We also found that 54% of respondents in Financial Services deploy production database changes once a week or more often, the highest average rate of deployment across all industry sectors.
Together, these numbers show organizations in this sector are highly motivated to deliver change quickly.
Pattern: protect customer data by default
When working closely with organizations in Financial Services, I’ve heard customers express the need to deliver changes quickly, which is very much in line with our research.
I’m happy to say that I have also heard a lot of care and concern over code quality and the appropriate use of customer data.
Organizations in the Financial Services sector are not only under significant pressure to deliver changes quickly, they also work under a high level of regulation and concern regarding data breaches. In addition, organizations in Financial Services want to invest in continuous quality, using automation to enhance the early detection of bugs in the software development lifecycle.
The customers I’ve worked with in Financial Services have goals to protect customer data by default:
- De-identify data before it is available for use in the software development lifecycle
- Centralize management of development datasets, using technology to create lightweight copies of large databases (and avoiding sharing copies of backup files which may easily leak company IP if laptops are lost are stolen)
- Provide on-demand capabilities for short-lived development database environments aligned with feature branches in Git for isolation of feature development
This combination of a highly competitive and highly regulated environments has pushed our Financial Services customers to innovate quickly and adopt the latest database DevOps technologies available.
As Redgate continues to release features integrating lightweight clones with our DevOps workflows, I find that it is our customers in Financial Services who are most eager to experiment with and implement these integrations immediately.

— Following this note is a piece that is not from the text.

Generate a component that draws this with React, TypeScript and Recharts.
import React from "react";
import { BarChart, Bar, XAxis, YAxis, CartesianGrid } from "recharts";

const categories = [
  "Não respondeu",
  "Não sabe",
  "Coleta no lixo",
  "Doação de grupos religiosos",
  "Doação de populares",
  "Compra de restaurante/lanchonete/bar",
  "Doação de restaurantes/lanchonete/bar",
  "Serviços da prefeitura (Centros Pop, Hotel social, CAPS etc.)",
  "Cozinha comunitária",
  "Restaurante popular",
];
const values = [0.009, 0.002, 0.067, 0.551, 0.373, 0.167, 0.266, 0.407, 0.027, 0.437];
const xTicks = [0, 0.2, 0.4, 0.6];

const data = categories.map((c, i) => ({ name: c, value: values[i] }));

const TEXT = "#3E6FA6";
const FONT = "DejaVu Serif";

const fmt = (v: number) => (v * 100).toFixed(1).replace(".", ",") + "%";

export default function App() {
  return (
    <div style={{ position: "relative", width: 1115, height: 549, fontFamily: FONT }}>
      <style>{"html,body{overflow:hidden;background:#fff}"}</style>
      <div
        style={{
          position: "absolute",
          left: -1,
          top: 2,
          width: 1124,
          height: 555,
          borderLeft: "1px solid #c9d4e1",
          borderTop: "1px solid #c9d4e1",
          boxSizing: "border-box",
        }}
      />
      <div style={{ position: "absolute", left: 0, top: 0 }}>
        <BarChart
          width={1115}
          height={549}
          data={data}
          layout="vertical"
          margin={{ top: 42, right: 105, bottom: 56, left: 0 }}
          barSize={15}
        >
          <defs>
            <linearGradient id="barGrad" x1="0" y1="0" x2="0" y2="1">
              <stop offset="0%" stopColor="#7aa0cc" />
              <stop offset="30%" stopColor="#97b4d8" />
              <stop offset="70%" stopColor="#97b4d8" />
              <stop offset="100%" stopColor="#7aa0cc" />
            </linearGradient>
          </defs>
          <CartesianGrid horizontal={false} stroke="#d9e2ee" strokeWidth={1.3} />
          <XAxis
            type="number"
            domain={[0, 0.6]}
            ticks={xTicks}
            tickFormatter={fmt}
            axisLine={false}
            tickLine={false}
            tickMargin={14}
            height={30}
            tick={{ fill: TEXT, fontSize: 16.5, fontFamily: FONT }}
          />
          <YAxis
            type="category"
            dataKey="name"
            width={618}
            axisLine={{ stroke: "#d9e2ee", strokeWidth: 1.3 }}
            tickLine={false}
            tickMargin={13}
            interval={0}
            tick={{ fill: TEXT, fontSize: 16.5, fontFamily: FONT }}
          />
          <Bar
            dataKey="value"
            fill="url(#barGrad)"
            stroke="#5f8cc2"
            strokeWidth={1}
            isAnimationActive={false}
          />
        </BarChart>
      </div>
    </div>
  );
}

Pattern: reduce dependencies and complexity of legacy databases
Another pattern that I have heard from customers in Financial Services is that they wish to move away from legacy databases where multiple teams share a single schema. These legacy databases present challenges to delivering changes quickly:
- Changing a single database object can impact multiple teams
- It is difficult to document or understand the dependencies between objects
- Sharing a single schema makes merge conflicts more likely and adds significant complexity to code review, testing, and release management
In some cases, I hear that customers are moving toward a microservices architecture. In other cases, I hear that microservices is seen as more of an extreme, and the organization’s goal is more moderate: they wish to move to service-based architectures where multiple services may sometimes share a datastore, but there are a greater number of datastores and each has more manageable dependencies.
In all of these cases, customers explain that they cannot halt the flow of changes while they work on the larger architecture. Even while functionality is split off into new services and as some data migrates to new datastores, work must continue against the legacy databases.
To enable progress to happen on both fronts, customers in Financial Services implement workflows for database changes which will work both for their new projects as well as for their existing databases.
This pattern enables:
- Developers to move between teams and work with familiar workflows
- Changes to be deployed to all databases with quality and a high rate of speed
- Improvements in workflow to be shared across the entire development team as time continues
It’s an exciting time to work in Financial Services
I have a great deal of fun working with clients in the Financial Services sector: we’ve seen that these folks are not only motivated to innovate, but also that their organizations are eager to take on the work of DevOps cultural change. These companies not only want to move faster, they also want to empower their engineers, foster psychological safety, and create great places to work where developers and IT staff can be creative and productive.
I personally believe that this industry is leading changes which will continue to sweep through other verticals.